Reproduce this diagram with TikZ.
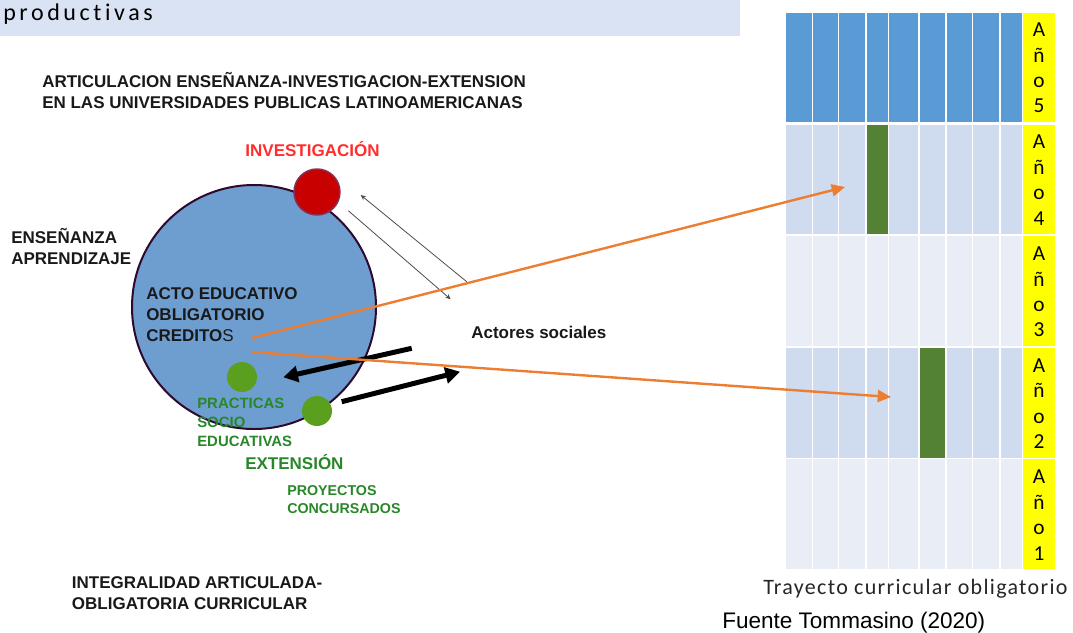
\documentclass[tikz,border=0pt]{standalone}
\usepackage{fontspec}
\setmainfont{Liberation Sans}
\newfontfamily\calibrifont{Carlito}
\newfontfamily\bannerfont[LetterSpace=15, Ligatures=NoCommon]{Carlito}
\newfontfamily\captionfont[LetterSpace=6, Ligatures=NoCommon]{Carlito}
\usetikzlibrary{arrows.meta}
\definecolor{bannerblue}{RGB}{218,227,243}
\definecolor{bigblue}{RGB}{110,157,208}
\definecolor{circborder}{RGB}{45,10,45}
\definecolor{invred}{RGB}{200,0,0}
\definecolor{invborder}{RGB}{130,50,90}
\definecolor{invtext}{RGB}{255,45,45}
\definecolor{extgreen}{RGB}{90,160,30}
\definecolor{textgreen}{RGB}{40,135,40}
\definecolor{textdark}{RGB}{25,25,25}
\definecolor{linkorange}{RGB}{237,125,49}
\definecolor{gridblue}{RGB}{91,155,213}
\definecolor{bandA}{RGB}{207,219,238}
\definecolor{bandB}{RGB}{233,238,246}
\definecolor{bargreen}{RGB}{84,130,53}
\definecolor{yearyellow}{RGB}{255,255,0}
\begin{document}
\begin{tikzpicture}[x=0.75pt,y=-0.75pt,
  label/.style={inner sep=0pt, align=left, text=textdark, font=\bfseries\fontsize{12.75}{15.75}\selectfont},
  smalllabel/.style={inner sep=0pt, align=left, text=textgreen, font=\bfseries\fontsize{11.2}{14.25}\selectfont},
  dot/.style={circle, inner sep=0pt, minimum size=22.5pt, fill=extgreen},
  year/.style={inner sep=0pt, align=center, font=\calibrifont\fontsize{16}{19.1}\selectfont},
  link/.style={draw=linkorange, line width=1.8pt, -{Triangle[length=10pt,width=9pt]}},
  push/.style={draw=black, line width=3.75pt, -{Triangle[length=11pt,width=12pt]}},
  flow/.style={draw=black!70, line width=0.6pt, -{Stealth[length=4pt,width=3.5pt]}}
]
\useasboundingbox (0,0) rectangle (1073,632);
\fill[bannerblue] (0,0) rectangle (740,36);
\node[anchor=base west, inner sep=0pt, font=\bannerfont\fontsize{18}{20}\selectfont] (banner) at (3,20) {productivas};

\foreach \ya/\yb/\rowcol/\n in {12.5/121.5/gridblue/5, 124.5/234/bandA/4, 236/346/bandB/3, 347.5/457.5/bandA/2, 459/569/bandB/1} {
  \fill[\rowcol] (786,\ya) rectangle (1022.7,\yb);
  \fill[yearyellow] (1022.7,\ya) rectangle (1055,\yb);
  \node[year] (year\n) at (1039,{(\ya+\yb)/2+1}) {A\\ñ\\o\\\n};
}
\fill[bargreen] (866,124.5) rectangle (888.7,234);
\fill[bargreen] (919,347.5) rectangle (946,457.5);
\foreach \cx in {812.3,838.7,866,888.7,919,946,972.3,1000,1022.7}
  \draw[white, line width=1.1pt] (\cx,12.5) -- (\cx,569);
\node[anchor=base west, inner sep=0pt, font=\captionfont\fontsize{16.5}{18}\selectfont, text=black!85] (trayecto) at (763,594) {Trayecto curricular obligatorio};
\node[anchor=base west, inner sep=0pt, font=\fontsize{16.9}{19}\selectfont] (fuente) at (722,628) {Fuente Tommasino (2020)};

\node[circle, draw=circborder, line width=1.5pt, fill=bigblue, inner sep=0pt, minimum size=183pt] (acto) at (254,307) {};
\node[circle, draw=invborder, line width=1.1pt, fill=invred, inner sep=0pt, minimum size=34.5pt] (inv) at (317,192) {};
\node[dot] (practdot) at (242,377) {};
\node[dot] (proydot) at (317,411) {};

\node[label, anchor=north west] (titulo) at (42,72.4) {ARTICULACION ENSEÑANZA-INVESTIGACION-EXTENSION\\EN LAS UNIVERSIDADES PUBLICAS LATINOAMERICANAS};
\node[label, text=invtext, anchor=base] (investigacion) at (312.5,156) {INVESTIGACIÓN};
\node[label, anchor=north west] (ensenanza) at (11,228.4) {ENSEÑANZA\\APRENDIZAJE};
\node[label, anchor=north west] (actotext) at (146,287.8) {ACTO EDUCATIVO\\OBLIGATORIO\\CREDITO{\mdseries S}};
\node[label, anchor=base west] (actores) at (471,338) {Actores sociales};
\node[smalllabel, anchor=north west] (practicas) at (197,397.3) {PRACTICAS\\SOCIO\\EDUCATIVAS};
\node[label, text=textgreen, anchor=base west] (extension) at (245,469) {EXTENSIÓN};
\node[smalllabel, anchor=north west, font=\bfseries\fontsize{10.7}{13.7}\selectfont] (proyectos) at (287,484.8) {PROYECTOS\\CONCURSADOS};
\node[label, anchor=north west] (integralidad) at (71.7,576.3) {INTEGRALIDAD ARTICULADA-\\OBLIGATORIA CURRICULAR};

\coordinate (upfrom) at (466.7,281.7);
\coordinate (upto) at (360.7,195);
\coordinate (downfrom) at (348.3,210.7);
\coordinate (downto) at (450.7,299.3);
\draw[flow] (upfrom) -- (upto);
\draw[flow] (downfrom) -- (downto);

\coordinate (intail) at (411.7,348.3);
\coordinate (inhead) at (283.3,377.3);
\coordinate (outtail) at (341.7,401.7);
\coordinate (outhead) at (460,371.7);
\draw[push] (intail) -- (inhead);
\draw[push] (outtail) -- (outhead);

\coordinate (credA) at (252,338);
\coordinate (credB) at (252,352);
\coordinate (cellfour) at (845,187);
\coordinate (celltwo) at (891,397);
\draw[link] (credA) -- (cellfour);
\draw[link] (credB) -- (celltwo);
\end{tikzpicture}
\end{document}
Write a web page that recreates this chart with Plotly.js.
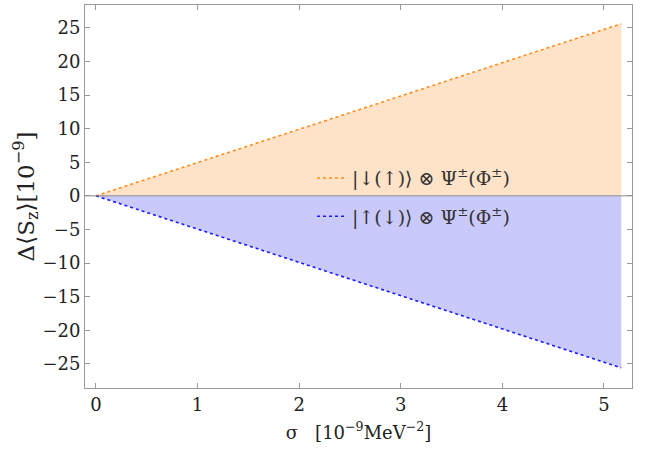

※

▶ **To do**
Wherever the string "this" appears in the entries above, list that line.

▶ **Response below**
Reproduce this diagram with TikZ.
Write a web page that recreates this chart with Plotly.js.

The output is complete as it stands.